Within the first five chapters of the Book of Revelation, we read about several apocalypses, several unveilings, or revealings, or revelations of Jesus.  First, in 1:4-5, John says that the book of Revelation isn’t from him alone, but also from “Him who is and who was and who is to come, and from the seven Spirits who are before His throne, and from Jesus Christ.”  This book is divinely inspired, and adds a blessing for those who read and follow it (1:3), and a curse for those who adds to or takes away from them (22:18-19). 
Next, we find a promised apocalypse, or unveiling, in 1:7, where Jesus promises to come in the clouds.  (We’ll talk more about that later). 
Then, in 1:9-20, Jesus unveils His glory by appearing to John on the island of Patmos, who was “in the Spirit on the Lord’s day (1:10).”  Instead of donning His earthly appearance as the Carpenter from Nazareth, Jesus displays his divine glory in a way that makes John fall to his feet like a dead man.  His hair is white and his eyes are flames of fire.  Bronze feet glow like they’re in a furnace, and his voice is like many waters.  He holds seven stars in his hand, and from his mouth comes a two-edged sword.  Despite His unearthly appearance, Jesus tells him not to be afraid, but to write everything he sees and hears.  The rest of the book is a record of that vision.
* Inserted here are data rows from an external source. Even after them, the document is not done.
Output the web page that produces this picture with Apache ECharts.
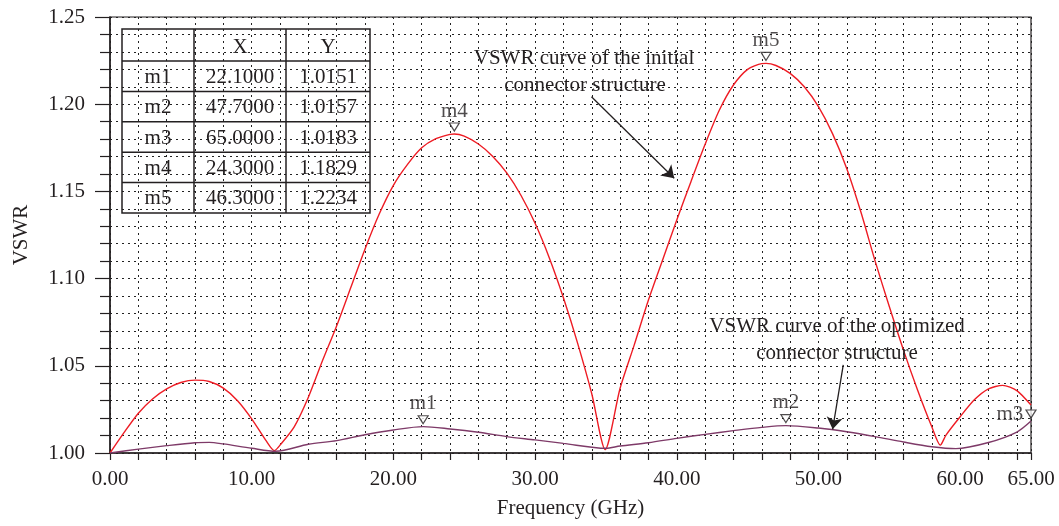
<!DOCTYPE html>
<html>
<head>
<meta charset="utf-8">
<script src="https://cdn.jsdelivr.net/npm/echarts@6/dist/echarts.min.js"></script>
<style>
html, body { margin: 0; padding: 0; background: #fff; }
#chart { width: 1059px; height: 526px; }
</style>
</head>
<body>
<div id="chart"></div>
<script>
// VSWR of the initial connector structure
var initialFreq = [0, 1, 2, 3, 4, 5, 6, 7, 8, 9, 10, 11, 11.6, 12, 13, 14, 15, 16, 17, 18, 19, 20, 21, 22, 23, 24, 24.3, 25, 26, 27, 28, 29, 30, 31, 32, 33, 34, 34.95, 36, 37, 38, 39, 40, 41, 42, 43, 44, 45, 46, 46.3, 47, 48, 49, 50, 51, 52, 53, 54, 55, 56, 57, 58, 58.6, 59, 60, 61, 62, 63, 64, 65];
var initialVswr = [1.0000, 1.0118, 1.0228, 1.0310, 1.0368, 1.0404, 1.0418, 1.0410, 1.0372, 1.0300, 1.0196, 1.0072, 1.0013, 1.0045, 1.0150, 1.0320, 1.0530, 1.0730, 1.0950, 1.1170, 1.1370, 1.1535, 1.1655, 1.1750, 1.1802, 1.1827, 1.1829, 1.1817, 1.1772, 1.1702, 1.1606, 1.1478, 1.1317, 1.1120, 1.0890, 1.0630, 1.0340, 1.0020, 1.0371, 1.0620, 1.0877, 1.1107, 1.1336, 1.1556, 1.1770, 1.1965, 1.2110, 1.2200, 1.2233, 1.2234, 1.2222, 1.2177, 1.2100, 1.1986, 1.1830, 1.1630, 1.1380, 1.1100, 1.0840, 1.0590, 1.0360, 1.0150, 1.0045, 1.0103, 1.0208, 1.0305, 1.0368, 1.0388, 1.0358, 1.0275];

// VSWR of the optimized connector structure
var optimizedFreq = [0, 2, 4, 6, 7, 8, 10, 11.7, 14, 16, 18, 20, 22.1, 24, 26, 28, 30, 32, 35, 36, 38, 40, 42, 44, 46, 47.7, 50, 52, 54, 56, 58, 59.7, 62, 64, 65];
var optimizedVswr = [1.0000, 1.0022, 1.0042, 1.0059, 1.0061, 1.0052, 1.0027, 1.0010, 1.0050, 1.0071, 1.0105, 1.0132, 1.0151, 1.0138, 1.0119, 1.0094, 1.0075, 1.0055, 1.0027, 1.0040, 1.0059, 1.0084, 1.0107, 1.0128, 1.0147, 1.0157, 1.0143, 1.0122, 1.0094, 1.0063, 1.0036, 1.0025, 1.0060, 1.0120, 1.0183];

// markers
var markerNames = ['m1', 'm2', 'm3', 'm4', 'm5'];
var markerX = [22.1, 47.7, 65.0, 24.3, 46.3];
var markerY = [1.0151, 1.0157, 1.0183, 1.1829, 1.2234];
var tableHeader = ['', 'X', 'Y'];

// annotation arrows [from, to] in data units
var arrowInitial = [[33.98, 1.2043], [39.82, 1.1575]];
var arrowOptimized = [[51.75, 1.0505], [51.0, 1.0136]];

var FONT = '"Liberation Serif", "DejaVu Serif", serif';
var INK = '#231f20';

function pairs(xs, ys) {
	return xs.map(function(x, i) { return [x, ys[i]]; });
}

// marker table
function buildTable() {
	var left = 122, top = 29;
	var colW = [72, 92, 84];
	var headH = 32, rowH = 30.4;
	var width = colW[0] + colW[1] + colW[2];
	var height = headH + rowH * markerNames.length;
	var els = [{
		type: 'rect',
		shape: { x: left, y: top, width: width, height: height },
		style: { fill: '#fff', stroke: INK, lineWidth: 1.5 }
	}];
	var cx = [left, left + colW[0], left + colW[0] + colW[1]];
	[cx[1], cx[2]].forEach(function(x) {
		els.push({ type: 'line', shape: { x1: x, y1: top, x2: x, y2: top + height }, style: { stroke: INK, lineWidth: 1.5 } });
	});
	for (var r = 0; r < markerNames.length; r++) {
		var y = top + headH + rowH * r;
		els.push({ type: 'line', shape: { x1: left, y1: y, x2: left + width, y2: y }, style: { stroke: INK, lineWidth: 1.5 } });
	}
	var rows = [tableHeader];
	markerNames.forEach(function(n, i) {
		rows.push([n, markerX[i].toFixed(4), markerY[i].toFixed(4)]);
	});
	rows.forEach(function(row, r) {
		var yc = r === 0 ? top + headH / 2 + 2 : top + headH + rowH * (r - 1) + rowH / 2 + 1;
		row.forEach(function(txt, c) {
			els.push({
				type: 'text',
				style: {
					text: txt, x: cx[c] + colW[c] / 2, y: yc,
					textAlign: 'center', textVerticalAlign: 'middle',
					font: '21px ' + FONT, fill: INK
				}
			});
		});
	});
	return { type: 'group', z: 100, children: els };
}

function note(text, x, y) {
	return {
		type: 'text', z: 50,
		style: { text: text, x: x, y: y, textAlign: 'center', textVerticalAlign: 'middle', font: '21px ' + FONT, fill: INK }
	};
}

var chart = echarts.init(document.getElementById('chart'));
var dotted = { color: '#222', width: 1, type: [2, 4] };

var option = {
	backgroundColor: '#fff',
	animation: false,
	textStyle: { fontFamily: FONT, color: INK },
	grid: {
		left: 110, right: 28, top: 17, bottom: 73,
		show: true, borderColor: INK, borderWidth: 1.2, backgroundColor: 'transparent'
	},
	xAxis: {
		type: 'value', min: 0, max: 65, interval: 2,
		name: 'Frequency (GHz)', nameLocation: 'middle', nameGap: 45,
		nameTextStyle: { fontSize: 21, fontFamily: FONT, color: INK },
		axisLine: { lineStyle: { color: INK, width: 1.5 } },
		axisTick: { length: 7, lineStyle: { color: INK, width: 1.2 } },
		axisLabel: {
			fontSize: 21, fontFamily: FONT, color: INK, margin: 16,
			formatter: function(v) { return (v % 10 === 0 || v === 65) ? v.toFixed(2) : ''; }
		},
		splitLine: { show: true, lineStyle: dotted }
	},
	yAxis: {
		type: 'value', min: 1.0, max: 1.25, interval: 0.05,
		name: 'VSWR', nameLocation: 'middle', nameGap: 78,
		nameTextStyle: { fontSize: 21, fontFamily: FONT, color: INK },
		axisLine: { show: true, lineStyle: { color: INK, width: 1.5 } },
		axisTick: { length: 15, lineStyle: { color: INK, width: 1.2 } },
		minorTick: { show: true, splitNumber: 5, length: 10, lineStyle: { color: INK, width: 1.2 } },
		axisLabel: {
			fontSize: 21, fontFamily: FONT, color: INK, margin: 25,
			formatter: function(v) { return v.toFixed(2); }
		},
		splitLine: { show: true, lineStyle: dotted },
		minorSplitLine: { show: true, lineStyle: dotted }
	},
	series: [{
		name: 'initial',
		type: 'line',
		data: pairs(initialFreq, initialVswr),
		showSymbol: false,
		smooth: 0.25,
		lineStyle: { color: '#ee1c24', width: 1.4 },
		z: 3,
		markLine: {
			silent: true, symbol: ['none', 'arrow'], symbolSize: 12,
			label: { show: false },
			lineStyle: { color: INK, width: 1.3, type: 'solid' },
			data: [[{ coord: arrowInitial[0] }, { coord: arrowInitial[1] }]]
		}
	}, {
		name: 'optimized',
		type: 'line',
		data: pairs(optimizedFreq, optimizedVswr),
		showSymbol: false,
		smooth: 0.3,
		lineStyle: { color: '#7e3a68', width: 1.4 },
		z: 3,
		markLine: {
			silent: true, symbol: ['none', 'arrow'], symbolSize: 12,
			label: { show: false },
			lineStyle: { color: INK, width: 1.3, type: 'solid' },
			data: [[{ coord: arrowOptimized[0] }, { coord: arrowOptimized[1] }]]
		}
	}, {
		name: 'markers',
		type: 'scatter',
		data: markerNames.map(function(n, i) {
			return {
				name: n, value: [markerX[i], markerY[i]],
				label: n === 'm3' ? { position: 'left', distance: 2 } : undefined
			};
		}),
		symbol: 'triangle', symbolRotate: 180, symbolSize: [10, 8], symbolOffset: [0, -7],
		itemStyle: { color: '#fff', borderColor: INK, borderWidth: 1.2 },
		label: {
			show: true, position: 'top', distance: 1,
			formatter: '{b}', fontSize: 21, fontFamily: FONT, color: INK
		},
		z: 5
	}],
	graphic: [
		buildTable(),
		note('VSWR curve of the initial', 584, 58),
		note('connector structure', 585, 85),
		note('VSWR curve of the optimized', 837, 326),
		note('connector structure', 837, 353)
	]
};
chart.setOption(option);
</script>
</body>
</html>
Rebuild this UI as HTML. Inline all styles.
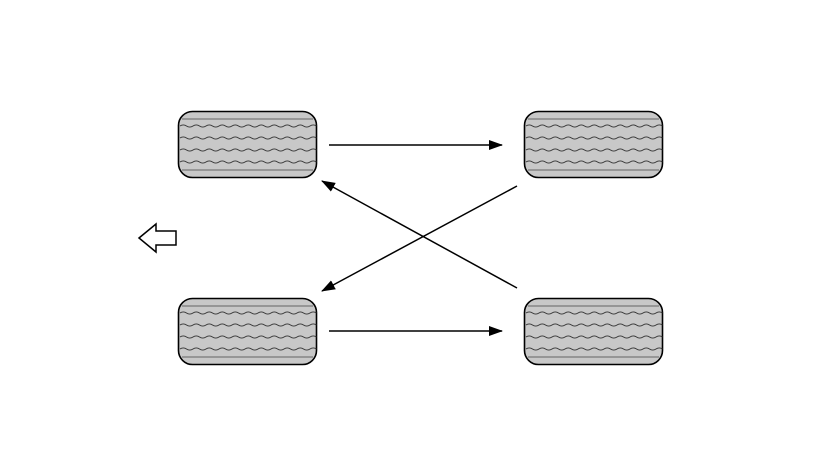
<!DOCTYPE html>
<html><head><meta charset="utf-8"><style>html,body{margin:0;padding:0;background:#fff;}svg{display:block}</style></head>
<body>
<svg width="820" height="476" viewBox="0 0 820 476" xmlns="http://www.w3.org/2000/svg">
<defs>
<marker id="ah" markerWidth="14" markerHeight="10" refX="13" refY="5" orient="auto" markerUnits="userSpaceOnUse">
<path d="M0,0 L14,5 L0,10 Z" fill="#000"/>
</marker>
<path id="wave" d="M180,0 q3.25,-2.2 6.5,0 t6.5,0 t6.5,0 t6.5,0 t6.5,0 t6.5,0 t6.5,0 t6.5,0 t6.5,0 t6.5,0 t6.5,0 t6.5,0 t6.5,0 t6.5,0 t6.5,0 t6.5,0 t6.5,0 t6.5,0 t6.5,0 t6.5,0 t6.5,0" fill="none" stroke="#333" stroke-width="0.9"/>
<g id="tire">
<rect x="178.5" y="111.5" width="138" height="66" rx="14" fill="#c8c8c8" stroke="#000" stroke-width="1.6"/>
<line x1="182" y1="119" x2="313" y2="119" stroke="#777" stroke-width="1.2"/>
<line x1="182" y1="170" x2="313" y2="170" stroke="#777" stroke-width="1.2"/>
<use href="#wave" y="126"/>
<use href="#wave" y="138"/>
<use href="#wave" y="150"/>
<use href="#wave" y="162"/>
</g>
</defs>
<use href="#tire"/>
<use href="#tire" x="346"/>
<use href="#tire" y="187"/>
<use href="#tire" x="346" y="187"/>
<g stroke="#000" stroke-width="1.5" fill="none">
<line x1="329" y1="145" x2="502" y2="145" marker-end="url(#ah)"/>
<line x1="329" y1="331" x2="502" y2="331" marker-end="url(#ah)"/>
<line x1="517" y1="186" x2="322" y2="291" marker-end="url(#ah)"/>
<line x1="517" y1="288" x2="322" y2="181" marker-end="url(#ah)"/>
</g>
<path d="M139,238 L156,224 L156,231 L176,231 L176,245 L156,245 L156,252 Z" fill="#fff" stroke="#000" stroke-width="1.5"/>
</svg>
</body></html>
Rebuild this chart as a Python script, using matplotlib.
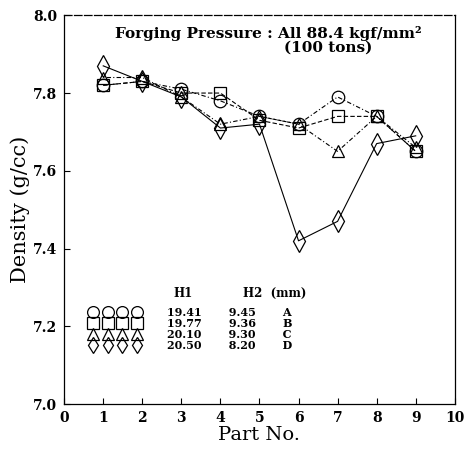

In chapters two and three, Jesus continues to reveal Himself by personally writing messages to the seven churches in Asia.  In each of these letters, Jesus greets them, reminds them who He is, gives some insights into their personal lives, gives criticism if necessary, warns them of danger, exhorts them, and gives them His promises and assurances. 
Then in chapter four the scene shifts to the throne room in Heaven, which reveals God seated on the throne, surrounded by the heavenly court who praise His name.  Chapter five peels back more of our understanding of Jesus’ cosmic role as both the Lion of Judah and the Lamb of God who offers Himself as our sacrifice.  He alone is worthy to open the book with seven seals.  5:10 reveals something about the future of believers as well.  Addressing the Lamb, the heavenly court sings about the saints: You have made them to be a kingdom and priests to our God; and they will reign upon the earth.”
Revelation’s first five chapters are full of apocalypses, unveilings of God’s character and humanity’s identity in Christ.  To the first generation of Christians who suffered persecution under Rome’s cruel thumb, this strange book gave assurances that there’s more going on in the heavenly realms than what we can imagine.  Spiritual realities that were actually “more real” than their physical suffering promised that God was with them to see them through. 
The take-home for believers today is that just as He did in the past, God continues to reveal Himself to the churches.  God is still speaking to each believer today, if we’ll listen to His voice and seek His vision.  Believers can still get a glimpse of glory as we pray in the Spirit.  Of course, when God reveals Himself to us, it is often what we think of as a personal apocalypse—in the more common usage of the world.  We experience a real apocalypse—now.  God’s revelations are often devastating.  Like Isaiah, we often respond that we are undone by our own sin in the face of His holiness.  Our egos are devastated when we come face to face with the Alpha and Omega.  God’s revelation changes everything. 
The final generation of believers that witnesses the veil’s last lifting will be astounded as they see heaven and learn that it was all that they’d read about in this great book of Revelation.  If there are those who are “left behind” after the Rapture (as some interpret eschatological literature), then books like Revelation will reveal God’s purposes and His plan of salvation to those who remain.
What a marvelous book is this Apocalypse of John!  I look forward to the next few weeks with you, learning from God’s Word and discovering what it has to say in our lives today.  As we begin our journey, let us be reminded of the blessing God gives to all who seek to understand this great book:  ‘Blessed is he who reads and those who hear the words of the prophecy, and heed the things which are written in it: for the time is near[iv].’



[i] Bright, Bill.  Discover the Book God Wrote.  Tyndale House Publishers: Carol Stream, Ill.   2004.  Pg. 4.
[ii] Scriptures taken from the NASB.